Set down, exactly as they appear, the lines from the line holding "What matplotlib code" through the line holding "capthick=1.0, label='measured data')", inclusive; output nothing outside that range.

--- Start of Records for this exercise ---

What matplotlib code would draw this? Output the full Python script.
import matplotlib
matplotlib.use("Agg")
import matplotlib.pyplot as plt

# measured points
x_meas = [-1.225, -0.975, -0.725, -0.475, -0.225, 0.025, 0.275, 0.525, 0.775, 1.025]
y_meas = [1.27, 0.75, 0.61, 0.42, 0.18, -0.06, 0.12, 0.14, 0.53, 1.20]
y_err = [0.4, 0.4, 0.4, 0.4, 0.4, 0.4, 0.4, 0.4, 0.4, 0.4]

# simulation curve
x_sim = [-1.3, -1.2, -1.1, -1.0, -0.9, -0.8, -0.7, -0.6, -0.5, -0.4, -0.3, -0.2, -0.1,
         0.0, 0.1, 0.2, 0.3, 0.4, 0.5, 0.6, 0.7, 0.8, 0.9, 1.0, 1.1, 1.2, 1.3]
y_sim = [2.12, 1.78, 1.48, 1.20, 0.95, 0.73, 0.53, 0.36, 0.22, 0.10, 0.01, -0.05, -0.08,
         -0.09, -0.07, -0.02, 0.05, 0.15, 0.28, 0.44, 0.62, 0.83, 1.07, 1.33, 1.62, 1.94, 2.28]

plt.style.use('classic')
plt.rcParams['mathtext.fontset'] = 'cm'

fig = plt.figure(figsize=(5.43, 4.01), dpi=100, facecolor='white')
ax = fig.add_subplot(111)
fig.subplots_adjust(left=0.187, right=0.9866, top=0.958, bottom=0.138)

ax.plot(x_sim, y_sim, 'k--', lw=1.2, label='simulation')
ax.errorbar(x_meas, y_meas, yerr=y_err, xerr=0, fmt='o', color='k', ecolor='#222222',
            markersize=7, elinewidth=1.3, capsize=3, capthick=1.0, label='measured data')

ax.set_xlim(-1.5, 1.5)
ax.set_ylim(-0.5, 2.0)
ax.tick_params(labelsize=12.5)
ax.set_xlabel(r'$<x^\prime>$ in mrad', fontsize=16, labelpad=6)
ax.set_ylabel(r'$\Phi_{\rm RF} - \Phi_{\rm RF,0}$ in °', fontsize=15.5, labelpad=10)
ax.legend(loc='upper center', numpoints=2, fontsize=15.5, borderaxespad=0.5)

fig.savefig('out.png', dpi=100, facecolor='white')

--- End of Records for this exercise ---
--- Start of Records for this exercise ---

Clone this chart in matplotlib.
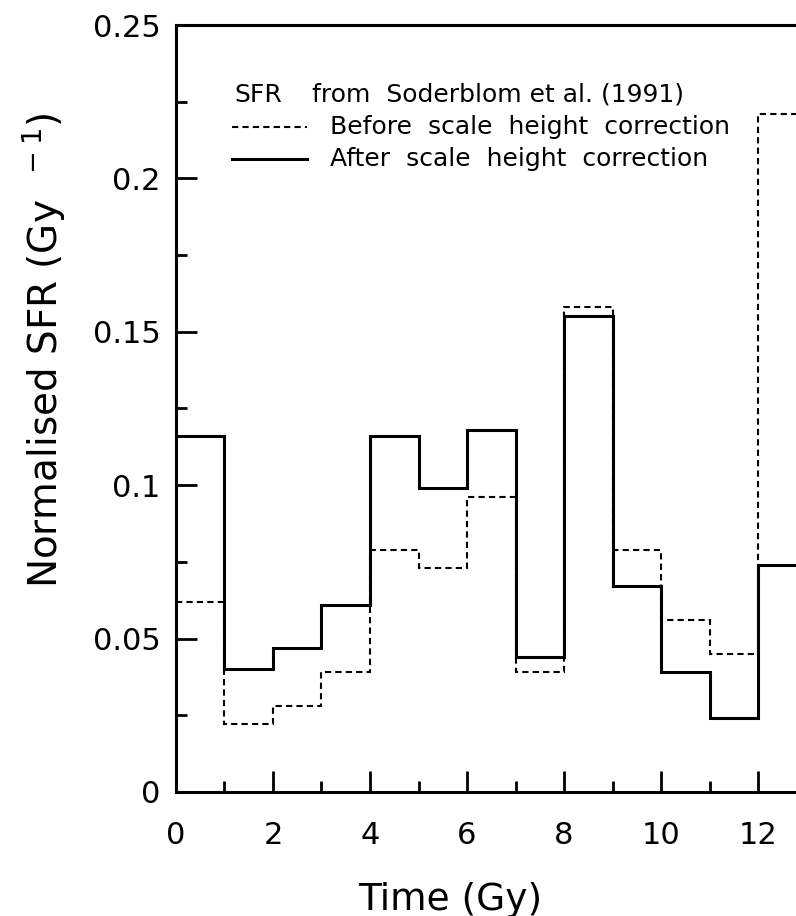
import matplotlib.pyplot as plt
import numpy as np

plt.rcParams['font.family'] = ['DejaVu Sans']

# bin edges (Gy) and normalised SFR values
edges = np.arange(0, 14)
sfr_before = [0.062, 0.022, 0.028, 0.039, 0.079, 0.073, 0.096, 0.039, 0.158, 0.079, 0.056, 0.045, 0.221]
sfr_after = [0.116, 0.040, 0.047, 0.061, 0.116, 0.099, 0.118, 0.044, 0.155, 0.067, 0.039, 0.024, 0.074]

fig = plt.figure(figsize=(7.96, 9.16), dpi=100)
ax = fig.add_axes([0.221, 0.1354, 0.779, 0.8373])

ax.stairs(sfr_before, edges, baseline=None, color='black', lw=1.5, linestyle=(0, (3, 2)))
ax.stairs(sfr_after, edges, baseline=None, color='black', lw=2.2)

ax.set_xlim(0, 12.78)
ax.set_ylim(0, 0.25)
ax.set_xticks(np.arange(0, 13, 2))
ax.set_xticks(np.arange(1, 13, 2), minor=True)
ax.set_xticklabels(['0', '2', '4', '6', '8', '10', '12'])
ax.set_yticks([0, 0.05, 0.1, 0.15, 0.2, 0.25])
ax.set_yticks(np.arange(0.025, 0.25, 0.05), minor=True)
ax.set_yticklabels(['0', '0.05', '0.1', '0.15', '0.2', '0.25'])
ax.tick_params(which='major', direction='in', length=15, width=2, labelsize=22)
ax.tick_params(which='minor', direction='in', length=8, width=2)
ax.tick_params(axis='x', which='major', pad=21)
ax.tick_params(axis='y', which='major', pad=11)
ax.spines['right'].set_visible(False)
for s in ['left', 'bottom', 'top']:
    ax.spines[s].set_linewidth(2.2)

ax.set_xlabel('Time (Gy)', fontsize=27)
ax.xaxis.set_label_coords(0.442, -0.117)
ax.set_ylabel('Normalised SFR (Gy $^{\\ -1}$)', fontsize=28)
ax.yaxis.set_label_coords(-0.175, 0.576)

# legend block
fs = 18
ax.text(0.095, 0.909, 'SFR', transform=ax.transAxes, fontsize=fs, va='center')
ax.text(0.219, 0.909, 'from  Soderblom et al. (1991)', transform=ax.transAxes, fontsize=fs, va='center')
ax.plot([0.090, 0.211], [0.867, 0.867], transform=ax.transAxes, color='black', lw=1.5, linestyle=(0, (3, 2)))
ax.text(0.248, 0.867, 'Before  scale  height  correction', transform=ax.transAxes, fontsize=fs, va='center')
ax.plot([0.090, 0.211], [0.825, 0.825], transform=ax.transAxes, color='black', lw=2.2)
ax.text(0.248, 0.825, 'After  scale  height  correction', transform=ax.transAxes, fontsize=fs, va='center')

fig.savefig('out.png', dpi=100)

--- End of Records for this exercise ---
--- Start of Records for this exercise ---

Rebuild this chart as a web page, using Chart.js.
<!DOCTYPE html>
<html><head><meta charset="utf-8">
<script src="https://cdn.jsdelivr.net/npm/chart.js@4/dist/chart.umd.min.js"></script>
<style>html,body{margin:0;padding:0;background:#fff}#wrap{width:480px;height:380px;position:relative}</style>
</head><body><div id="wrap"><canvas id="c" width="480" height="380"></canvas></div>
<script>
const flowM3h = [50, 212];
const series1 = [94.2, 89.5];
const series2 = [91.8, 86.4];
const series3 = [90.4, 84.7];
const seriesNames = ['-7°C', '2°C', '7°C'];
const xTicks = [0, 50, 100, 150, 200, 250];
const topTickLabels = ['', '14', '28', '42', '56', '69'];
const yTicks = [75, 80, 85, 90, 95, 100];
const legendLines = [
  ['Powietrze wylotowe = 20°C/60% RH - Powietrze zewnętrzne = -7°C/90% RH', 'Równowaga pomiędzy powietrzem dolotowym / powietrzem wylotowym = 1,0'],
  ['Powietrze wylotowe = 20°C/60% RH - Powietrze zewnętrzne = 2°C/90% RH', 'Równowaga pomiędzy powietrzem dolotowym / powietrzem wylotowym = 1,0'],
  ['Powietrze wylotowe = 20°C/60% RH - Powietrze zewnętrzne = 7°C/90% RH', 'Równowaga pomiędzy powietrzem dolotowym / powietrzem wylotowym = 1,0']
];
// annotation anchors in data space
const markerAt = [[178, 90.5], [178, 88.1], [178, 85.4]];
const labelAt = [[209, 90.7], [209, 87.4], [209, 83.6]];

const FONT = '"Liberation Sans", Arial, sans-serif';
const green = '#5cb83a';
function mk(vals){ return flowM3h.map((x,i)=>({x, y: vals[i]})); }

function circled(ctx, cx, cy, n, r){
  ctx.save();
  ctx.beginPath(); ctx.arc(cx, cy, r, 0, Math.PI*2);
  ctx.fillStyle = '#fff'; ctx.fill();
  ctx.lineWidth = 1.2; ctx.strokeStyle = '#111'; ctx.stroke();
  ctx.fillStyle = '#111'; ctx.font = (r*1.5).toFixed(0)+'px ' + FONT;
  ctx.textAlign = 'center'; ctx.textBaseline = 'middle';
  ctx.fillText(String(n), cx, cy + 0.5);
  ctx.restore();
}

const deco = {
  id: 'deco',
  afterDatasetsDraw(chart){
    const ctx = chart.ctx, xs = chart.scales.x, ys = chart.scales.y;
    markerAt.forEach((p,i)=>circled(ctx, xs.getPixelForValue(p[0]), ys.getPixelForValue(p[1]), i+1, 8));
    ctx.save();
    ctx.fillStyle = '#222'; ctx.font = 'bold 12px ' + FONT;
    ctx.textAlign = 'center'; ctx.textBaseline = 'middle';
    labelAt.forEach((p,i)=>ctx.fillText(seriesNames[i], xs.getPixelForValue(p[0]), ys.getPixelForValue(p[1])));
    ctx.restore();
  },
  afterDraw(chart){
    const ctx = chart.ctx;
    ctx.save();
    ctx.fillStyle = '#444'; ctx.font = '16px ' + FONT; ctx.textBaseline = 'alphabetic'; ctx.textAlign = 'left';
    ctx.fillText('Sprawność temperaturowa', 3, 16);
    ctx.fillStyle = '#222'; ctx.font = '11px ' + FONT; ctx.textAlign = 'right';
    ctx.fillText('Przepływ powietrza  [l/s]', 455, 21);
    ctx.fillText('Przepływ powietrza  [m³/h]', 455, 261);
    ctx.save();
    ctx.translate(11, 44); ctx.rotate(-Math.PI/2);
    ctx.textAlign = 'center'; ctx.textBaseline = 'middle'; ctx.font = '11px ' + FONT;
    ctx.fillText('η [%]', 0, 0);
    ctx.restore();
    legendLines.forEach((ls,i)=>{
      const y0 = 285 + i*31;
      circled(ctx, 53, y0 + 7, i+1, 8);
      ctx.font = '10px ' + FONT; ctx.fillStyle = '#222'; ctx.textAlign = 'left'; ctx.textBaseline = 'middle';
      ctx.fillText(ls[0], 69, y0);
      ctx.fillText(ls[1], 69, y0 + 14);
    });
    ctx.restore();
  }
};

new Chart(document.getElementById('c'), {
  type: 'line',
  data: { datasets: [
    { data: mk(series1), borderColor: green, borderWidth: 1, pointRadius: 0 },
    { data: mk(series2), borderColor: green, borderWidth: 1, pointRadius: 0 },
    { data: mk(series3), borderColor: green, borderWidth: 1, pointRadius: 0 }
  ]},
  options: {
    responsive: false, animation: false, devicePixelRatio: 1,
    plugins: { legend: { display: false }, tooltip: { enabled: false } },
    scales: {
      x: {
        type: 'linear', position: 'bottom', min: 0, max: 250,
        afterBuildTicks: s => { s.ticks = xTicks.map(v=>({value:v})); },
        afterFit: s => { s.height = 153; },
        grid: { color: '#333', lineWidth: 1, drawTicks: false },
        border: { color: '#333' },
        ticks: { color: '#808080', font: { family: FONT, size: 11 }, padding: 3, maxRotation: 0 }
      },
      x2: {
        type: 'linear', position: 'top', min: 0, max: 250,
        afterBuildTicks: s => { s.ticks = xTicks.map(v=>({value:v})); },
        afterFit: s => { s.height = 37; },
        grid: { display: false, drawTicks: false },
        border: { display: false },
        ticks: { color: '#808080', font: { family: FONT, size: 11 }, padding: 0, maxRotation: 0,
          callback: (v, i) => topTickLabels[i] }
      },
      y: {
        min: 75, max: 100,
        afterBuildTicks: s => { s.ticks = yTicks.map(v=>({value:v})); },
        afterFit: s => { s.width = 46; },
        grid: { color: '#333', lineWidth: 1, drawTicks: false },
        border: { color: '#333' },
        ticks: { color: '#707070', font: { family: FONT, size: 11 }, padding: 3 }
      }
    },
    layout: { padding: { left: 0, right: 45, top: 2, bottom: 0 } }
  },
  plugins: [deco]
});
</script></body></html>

--- End of Records for this exercise ---

=== Result below ===
What matplotlib code would draw this? Output the full Python script.
import matplotlib
matplotlib.use("Agg")
import matplotlib.pyplot as plt

# measured points
x_meas = [-1.225, -0.975, -0.725, -0.475, -0.225, 0.025, 0.275, 0.525, 0.775, 1.025]
y_meas = [1.27, 0.75, 0.61, 0.42, 0.18, -0.06, 0.12, 0.14, 0.53, 1.20]
y_err = [0.4, 0.4, 0.4, 0.4, 0.4, 0.4, 0.4, 0.4, 0.4, 0.4]

# simulation curve
x_sim = [-1.3, -1.2, -1.1, -1.0, -0.9, -0.8, -0.7, -0.6, -0.5, -0.4, -0.3, -0.2, -0.1,
         0.0, 0.1, 0.2, 0.3, 0.4, 0.5, 0.6, 0.7, 0.8, 0.9, 1.0, 1.1, 1.2, 1.3]
y_sim = [2.12, 1.78, 1.48, 1.20, 0.95, 0.73, 0.53, 0.36, 0.22, 0.10, 0.01, -0.05, -0.08,
         -0.09, -0.07, -0.02, 0.05, 0.15, 0.28, 0.44, 0.62, 0.83, 1.07, 1.33, 1.62, 1.94, 2.28]

plt.style.use('classic')
plt.rcParams['mathtext.fontset'] = 'cm'

fig = plt.figure(figsize=(5.43, 4.01), dpi=100, facecolor='white')
ax = fig.add_subplot(111)
fig.subplots_adjust(left=0.187, right=0.9866, top=0.958, bottom=0.138)

ax.plot(x_sim, y_sim, 'k--', lw=1.2, label='simulation')
ax.errorbar(x_meas, y_meas, yerr=y_err, xerr=0, fmt='o', color='k', ecolor='#222222',
            markersize=7, elinewidth=1.3, capsize=3, capthick=1.0, label='measured data')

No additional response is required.